• [REQUEST]:
Write out the listing, please, but only from its first line through the line containing "(0,0) rectangle (1043,586);", exactly as given and without pictures.

<<<<

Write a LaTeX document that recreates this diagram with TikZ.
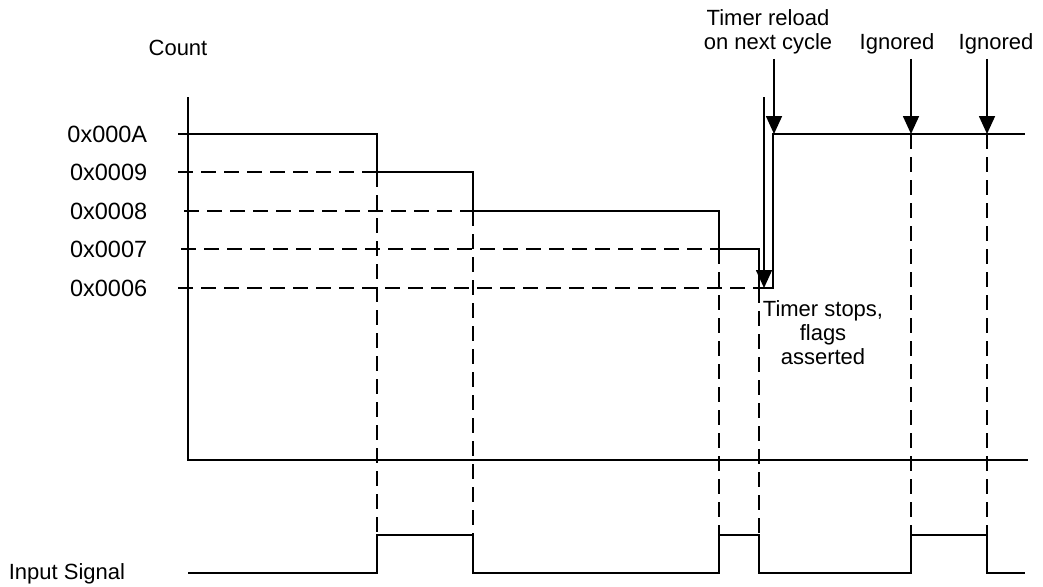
\documentclass[tikz,border=0pt]{standalone}
\usepackage{fontspec}
\setmainfont{Liberation Sans}
\usetikzlibrary{arrows.meta}
\begin{document}
\begin{tikzpicture}[x=1pt,y=-1pt,
  line width=1.7pt,
  txt/.style={inner sep=0pt,font=\fontsize{22}{24}\selectfont},
  lvl/.style={inner sep=0pt,anchor=base east,font=\fontsize{23.5}{24}\selectfont},
  dsh/.style={dash pattern=on 15pt off 8pt},
  arr/.style={-{Triangle[width=16pt,length=18pt]}},
  sig/.style={line join=miter}]
\useasboundingbox (0,0) rectangle (1043,586);

% labels
\node[txt,anchor=base] (count) at (178,56) {Count};
\node[lvl] (la) at (148,142) {0x000A};
\node[lvl] (l9) at (148,180) {0x0009};
\node[lvl] (l8) at (148,219) {0x0008};
\node[lvl] (l7) at (148,257) {0x0007};
\node[lvl] (l6) at (148,296) {0x0006};
\node[txt,anchor=base west] (insig) at (8,579) {Input Signal};
\node[txt,anchor=base] (rl1) at (768,26) {Timer reload};
\node[txt,anchor=base] (rl2) at (768,50) {on next cycle};
\node[txt,anchor=base] (ig1) at (897,50) {Ignored};
\node[txt,anchor=base] (ig2) at (996,50) {Ignored};
\node[txt,anchor=base] (ts1) at (823,316) {Timer stops,};
\node[txt,anchor=base] (ts2) at (823,340) {flags};
\node[txt,anchor=base] (ts3) at (823,364) {asserted};

% coordinates
\coordinate (ytop) at (188,97);
\coordinate (orig) at (188,460);
\coordinate (xend) at (1028,460);

\coordinate (ta) at (178,134);
\coordinate (t9) at (178,172);
\coordinate (t8) at (184,211);
\coordinate (t7) at (181,249);
\coordinate (t6) at (178,288);

\coordinate (a1) at (377,134);
\coordinate (b1) at (377,172);
\coordinate (b2) at (473,172);
\coordinate (c2) at (473,211);
\coordinate (c3) at (719,211);
\coordinate (d3) at (719,249);
\coordinate (d4) at (759,249);
\coordinate (e4) at (759,288);
\coordinate (e5) at (773,288);
\coordinate (f5) at (773,134);
\coordinate (fend) at (1025,134);

\coordinate (s0) at (188,573);
\coordinate (s1l) at (377,573);
\coordinate (s1h) at (377,535);
\coordinate (s2h) at (473,535);
\coordinate (s2l) at (473,573);
\coordinate (s3l) at (719,573);
\coordinate (s3h) at (719,535);
\coordinate (s4h) at (759,535);
\coordinate (s4l) at (759,573);
\coordinate (s5l) at (911,573);
\coordinate (s5h) at (911,535);
\coordinate (s6h) at (987,535);
\coordinate (s6l) at (987,573);
\coordinate (send) at (1025,573);

\coordinate (g1) at (911,134);
\coordinate (g2) at (987,134);
\coordinate (stopA) at (764,97);
\coordinate (stopB) at (764,288);
\coordinate (rlA) at (774,59);
\coordinate (rlB) at (774,134);
\coordinate (ig1A) at (911,59);
\coordinate (ig2A) at (987,59);

% axes
\draw (ytop) -- (orig) -- (xend);

% count staircase
\draw[sig] (ta) -- (a1) -- (b1) -- (b2) -- (c2) -- (c3) -- (d3) -- (d4) -- (e4) -- (e5) -- (f5) -- (fend);

% dashed level guides
\draw[dsh] (t9) -- (b1);
\draw[dsh] (t8) -- (c2);
\draw[dsh] (t7) -- (d3);
\draw[dsh] (t6) -- (e4);

% dashed verticals
\draw[dsh] (b1) -- (s1h);
\draw[dsh] (c2) -- (s2h);
\draw[dsh] (d3) -- (s3h);
\draw[dsh] (e4) -- (s4h);
\draw[dsh] (g1) -- (s5h);
\draw[dsh] (g2) -- (s6h);

% input signal
\draw[sig] (s0) -- (s1l) -- (s1h) -- (s2h) -- (s2l) -- (s3l) -- (s3h) -- (s4h) -- (s4l) -- (s5l) -- (s5h) -- (s6h) -- (s6l) -- (send);

% arrows
\draw[arr] (stopA) -- (stopB);
\draw[arr] (rlA) -- (rlB);
\draw[arr] (ig1A) -- (g1);
\draw[arr] (ig2A) -- (g2);
\end{tikzpicture}
\end{document}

>>>>

• [EXERCISE RESULT]:
Write a LaTeX document that recreates this diagram with TikZ.
\documentclass[tikz,border=0pt]{standalone}
\usepackage{fontspec}
\setmainfont{Liberation Sans}
\usetikzlibrary{arrows.meta}
\begin{document}
\begin{tikzpicture}[x=1pt,y=-1pt,
  line width=1.7pt,
  txt/.style={inner sep=0pt,font=\fontsize{22}{24}\selectfont},
  lvl/.style={inner sep=0pt,anchor=base east,font=\fontsize{23.5}{24}\selectfont},
  dsh/.style={dash pattern=on 15pt off 8pt},
  arr/.style={-{Triangle[width=16pt,length=18pt]}},
  sig/.style={line join=miter}]
\useasboundingbox (0,0) rectangle (1043,586);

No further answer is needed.